Your task is to give the listing below back word for word, pictures excluded.

↓↓↓

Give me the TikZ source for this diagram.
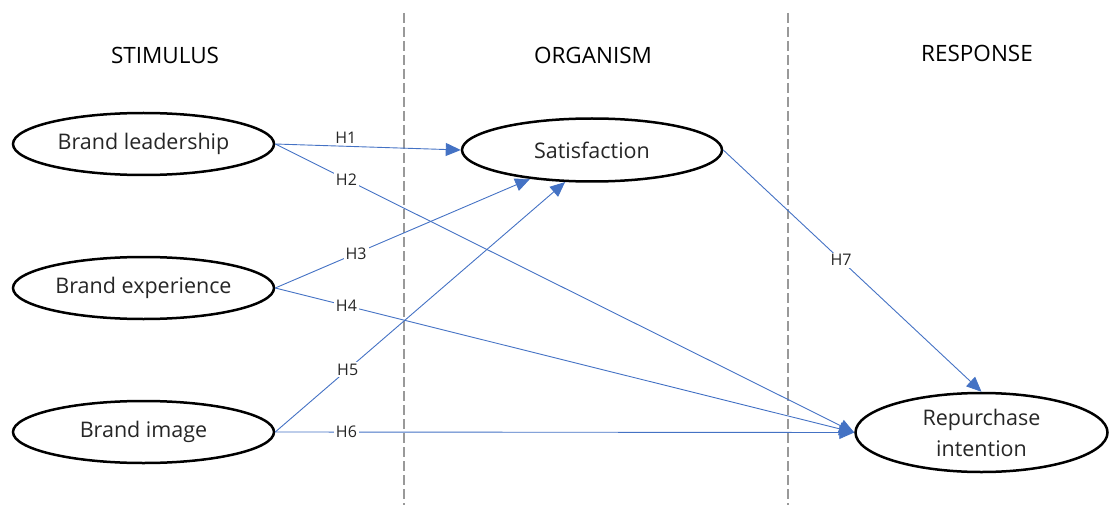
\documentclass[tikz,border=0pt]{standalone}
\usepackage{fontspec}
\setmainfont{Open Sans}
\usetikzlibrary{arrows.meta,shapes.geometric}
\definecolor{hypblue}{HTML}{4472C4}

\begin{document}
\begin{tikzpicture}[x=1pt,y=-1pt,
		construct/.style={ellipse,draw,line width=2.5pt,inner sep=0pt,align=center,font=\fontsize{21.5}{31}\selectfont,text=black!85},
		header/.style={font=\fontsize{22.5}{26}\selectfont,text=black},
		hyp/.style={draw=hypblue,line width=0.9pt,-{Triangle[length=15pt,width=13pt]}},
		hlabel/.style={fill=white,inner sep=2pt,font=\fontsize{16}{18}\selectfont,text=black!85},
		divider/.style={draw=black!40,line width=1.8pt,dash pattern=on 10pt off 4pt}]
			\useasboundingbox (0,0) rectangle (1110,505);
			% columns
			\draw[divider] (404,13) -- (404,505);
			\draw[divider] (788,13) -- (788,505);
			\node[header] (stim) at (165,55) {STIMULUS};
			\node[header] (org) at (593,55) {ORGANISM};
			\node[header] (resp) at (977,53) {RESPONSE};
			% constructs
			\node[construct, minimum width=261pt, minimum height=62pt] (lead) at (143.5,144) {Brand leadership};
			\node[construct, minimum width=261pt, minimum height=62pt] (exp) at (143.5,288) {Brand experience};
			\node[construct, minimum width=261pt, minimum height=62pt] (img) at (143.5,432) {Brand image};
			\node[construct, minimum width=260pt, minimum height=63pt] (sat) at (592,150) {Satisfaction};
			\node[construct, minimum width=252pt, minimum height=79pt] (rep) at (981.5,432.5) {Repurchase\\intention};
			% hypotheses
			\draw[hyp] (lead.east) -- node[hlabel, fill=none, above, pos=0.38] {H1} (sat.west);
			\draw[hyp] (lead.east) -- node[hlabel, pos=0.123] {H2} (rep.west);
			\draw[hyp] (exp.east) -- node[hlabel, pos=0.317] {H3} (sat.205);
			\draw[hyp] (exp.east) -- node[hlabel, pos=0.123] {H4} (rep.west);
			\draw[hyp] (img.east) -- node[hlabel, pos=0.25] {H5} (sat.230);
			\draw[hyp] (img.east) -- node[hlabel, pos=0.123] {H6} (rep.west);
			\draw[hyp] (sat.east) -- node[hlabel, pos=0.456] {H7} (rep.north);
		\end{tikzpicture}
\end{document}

↑↑↑

- _Solution for this task_
Give me the TikZ source for this diagram.
\documentclass[tikz,border=0pt]{standalone}
\usepackage{fontspec}
\setmainfont{Open Sans}
\usetikzlibrary{arrows.meta,shapes.geometric}
\definecolor{hypblue}{HTML}{4472C4}

\begin{document}
\begin{tikzpicture}[x=1pt,y=-1pt,
		construct/.style={ellipse,draw,line width=2.5pt,inner sep=0pt,align=center,font=\fontsize{21.5}{31}\selectfont,text=black!85},
		header/.style={font=\fontsize{22.5}{26}\selectfont,text=black},
		hyp/.style={draw=hypblue,line width=0.9pt,-{Triangle[length=15pt,width=13pt]}},
		hlabel/.style={fill=white,inner sep=2pt,font=\fontsize{16}{18}\selectfont,text=black!85},
		divider/.style={draw=black!40,line width=1.8pt,dash pattern=on 10pt off 4pt}]
			\useasboundingbox (0,0) rectangle (1110,505);
			% columns
			\draw[divider] (404,13) -- (404,505);
			\draw[divider] (788,13) -- (788,505);
			\node[header] (stim) at (165,55) {STIMULUS};
			\node[header] (org) at (593,55) {ORGANISM};
			\node[header] (resp) at (977,53) {RESPONSE};
			% constructs
			\node[construct, minimum width=261pt, minimum height=62pt] (lead) at (143.5,144) {Brand leadership};
			\node[construct, minimum width=261pt, minimum height=62pt] (exp) at (143.5,288) {Brand experience};
			\node[construct, minimum width=261pt, minimum height=62pt] (img) at (143.5,432) {Brand image};
			\node[construct, minimum width=260pt, minimum height=63pt] (sat) at (592,150) {Satisfaction};
			\node[construct, minimum width=252pt, minimum height=79pt] (rep) at (981.5,432.5) {Repurchase\\intention};
			% hypotheses
			\draw[hyp] (lead.east) -- node[hlabel, fill=none, above, pos=0.38] {H1} (sat.west);
			\draw[hyp] (lead.east) -- node[hlabel, pos=0.123] {H2} (rep.west);
			\draw[hyp] (exp.east) -- node[hlabel, pos=0.317] {H3} (sat.205);
			\draw[hyp] (exp.east) -- node[hlabel, pos=0.123] {H4} (rep.west);
			\draw[hyp] (img.east) -- node[hlabel, pos=0.25] {H5} (sat.230);
			\draw[hyp] (img.east) -- node[hlabel, pos=0.123] {H6} (rep.west);
			\draw[hyp] (sat.east) -- node[hlabel, pos=0.456] {H7} (rep.north);
		\end{tikzpicture}
\end{document}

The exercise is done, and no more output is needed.